Task prompt » All of the lines below are to be printed again exactly; images are excluded from the output.

Data extract »

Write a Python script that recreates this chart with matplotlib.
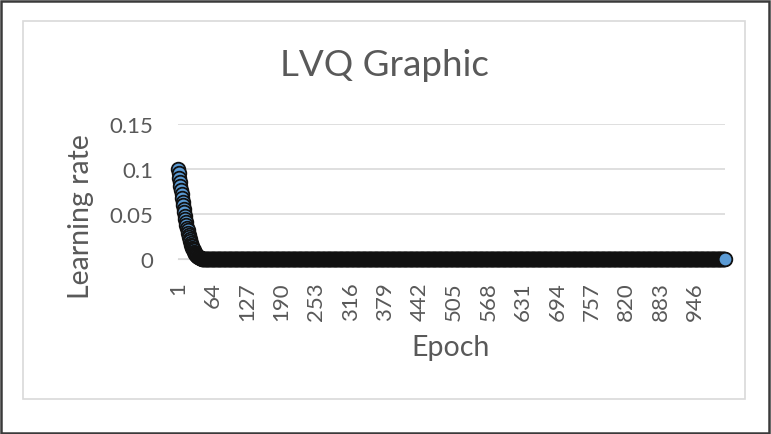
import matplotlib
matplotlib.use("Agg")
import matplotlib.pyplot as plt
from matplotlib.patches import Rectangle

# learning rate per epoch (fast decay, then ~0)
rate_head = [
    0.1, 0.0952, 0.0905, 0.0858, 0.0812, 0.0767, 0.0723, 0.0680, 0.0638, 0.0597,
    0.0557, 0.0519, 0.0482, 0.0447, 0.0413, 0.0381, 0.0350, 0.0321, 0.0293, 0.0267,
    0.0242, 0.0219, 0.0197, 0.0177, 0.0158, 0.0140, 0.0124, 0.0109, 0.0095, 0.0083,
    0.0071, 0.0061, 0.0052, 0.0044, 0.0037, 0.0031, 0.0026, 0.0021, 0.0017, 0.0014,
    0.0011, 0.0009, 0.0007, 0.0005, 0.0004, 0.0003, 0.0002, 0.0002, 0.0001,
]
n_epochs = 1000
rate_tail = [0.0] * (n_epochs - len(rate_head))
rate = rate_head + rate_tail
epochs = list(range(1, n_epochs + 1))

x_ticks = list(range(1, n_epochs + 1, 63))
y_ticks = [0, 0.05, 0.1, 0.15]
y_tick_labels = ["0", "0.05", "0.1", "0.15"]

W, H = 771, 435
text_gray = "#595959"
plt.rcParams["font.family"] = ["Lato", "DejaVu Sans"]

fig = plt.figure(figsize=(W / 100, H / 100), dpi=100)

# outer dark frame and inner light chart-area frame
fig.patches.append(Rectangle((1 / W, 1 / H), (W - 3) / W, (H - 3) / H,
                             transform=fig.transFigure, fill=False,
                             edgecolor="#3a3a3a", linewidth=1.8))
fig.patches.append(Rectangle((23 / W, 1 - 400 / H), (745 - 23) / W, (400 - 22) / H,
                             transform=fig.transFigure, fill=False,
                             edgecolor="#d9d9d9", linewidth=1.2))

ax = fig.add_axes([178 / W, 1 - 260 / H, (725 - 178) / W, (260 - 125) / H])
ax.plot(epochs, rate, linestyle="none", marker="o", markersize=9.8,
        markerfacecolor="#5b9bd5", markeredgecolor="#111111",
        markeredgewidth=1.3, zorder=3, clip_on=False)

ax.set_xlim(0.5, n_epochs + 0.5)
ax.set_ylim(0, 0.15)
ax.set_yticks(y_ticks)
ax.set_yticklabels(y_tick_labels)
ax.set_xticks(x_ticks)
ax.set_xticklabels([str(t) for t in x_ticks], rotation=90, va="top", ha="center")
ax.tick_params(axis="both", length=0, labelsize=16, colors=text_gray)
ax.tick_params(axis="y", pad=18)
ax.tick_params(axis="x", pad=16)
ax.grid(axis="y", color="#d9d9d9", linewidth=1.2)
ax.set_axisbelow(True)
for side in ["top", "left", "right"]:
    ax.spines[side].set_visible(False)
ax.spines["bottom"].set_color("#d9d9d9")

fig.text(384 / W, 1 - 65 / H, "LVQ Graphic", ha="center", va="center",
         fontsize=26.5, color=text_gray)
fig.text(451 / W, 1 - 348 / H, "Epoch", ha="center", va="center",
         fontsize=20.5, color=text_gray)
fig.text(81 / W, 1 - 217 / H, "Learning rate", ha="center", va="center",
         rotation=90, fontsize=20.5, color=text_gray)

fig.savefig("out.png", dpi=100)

Exercise output »
Write a Python script that recreates this chart with matplotlib.
import matplotlib
matplotlib.use("Agg")
import matplotlib.pyplot as plt
from matplotlib.patches import Rectangle

# learning rate per epoch (fast decay, then ~0)
rate_head = [
    0.1, 0.0952, 0.0905, 0.0858, 0.0812, 0.0767, 0.0723, 0.0680, 0.0638, 0.0597,
    0.0557, 0.0519, 0.0482, 0.0447, 0.0413, 0.0381, 0.0350, 0.0321, 0.0293, 0.0267,
    0.0242, 0.0219, 0.0197, 0.0177, 0.0158, 0.0140, 0.0124, 0.0109, 0.0095, 0.0083,
    0.0071, 0.0061, 0.0052, 0.0044, 0.0037, 0.0031, 0.0026, 0.0021, 0.0017, 0.0014,
    0.0011, 0.0009, 0.0007, 0.0005, 0.0004, 0.0003, 0.0002, 0.0002, 0.0001,
]
n_epochs = 1000
rate_tail = [0.0] * (n_epochs - len(rate_head))
rate = rate_head + rate_tail
epochs = list(range(1, n_epochs + 1))

x_ticks = list(range(1, n_epochs + 1, 63))
y_ticks = [0, 0.05, 0.1, 0.15]
y_tick_labels = ["0", "0.05", "0.1", "0.15"]

W, H = 771, 435
text_gray = "#595959"
plt.rcParams["font.family"] = ["Lato", "DejaVu Sans"]

fig = plt.figure(figsize=(W / 100, H / 100), dpi=100)

# outer dark frame and inner light chart-area frame
fig.patches.append(Rectangle((1 / W, 1 / H), (W - 3) / W, (H - 3) / H,
                             transform=fig.transFigure, fill=False,
                             edgecolor="#3a3a3a", linewidth=1.8))
fig.patches.append(Rectangle((23 / W, 1 - 400 / H), (745 - 23) / W, (400 - 22) / H,
                             transform=fig.transFigure, fill=False,
                             edgecolor="#d9d9d9", linewidth=1.2))

ax = fig.add_axes([178 / W, 1 - 260 / H, (725 - 178) / W, (260 - 125) / H])
ax.plot(epochs, rate, linestyle="none", marker="o", markersize=9.8,
        markerfacecolor="#5b9bd5", markeredgecolor="#111111",
        markeredgewidth=1.3, zorder=3, clip_on=False)

ax.set_xlim(0.5, n_epochs + 0.5)
ax.set_ylim(0, 0.15)
ax.set_yticks(y_ticks)
ax.set_yticklabels(y_tick_labels)
ax.set_xticks(x_ticks)
ax.set_xticklabels([str(t) for t in x_ticks], rotation=90, va="top", ha="center")
ax.tick_params(axis="both", length=0, labelsize=16, colors=text_gray)
ax.tick_params(axis="y", pad=18)
ax.tick_params(axis="x", pad=16)
ax.grid(axis="y", color="#d9d9d9", linewidth=1.2)
ax.set_axisbelow(True)
for side in ["top", "left", "right"]:
    ax.spines[side].set_visible(False)
ax.spines["bottom"].set_color("#d9d9d9")

fig.text(384 / W, 1 - 65 / H, "LVQ Graphic", ha="center", va="center",
         fontsize=26.5, color=text_gray)
fig.text(451 / W, 1 - 348 / H, "Epoch", ha="center", va="center",
         fontsize=20.5, color=text_gray)
fig.text(81 / W, 1 - 217 / H, "Learning rate", ha="center", va="center",
         rotation=90, fontsize=20.5, color=text_gray)

fig.savefig("out.png", dpi=100)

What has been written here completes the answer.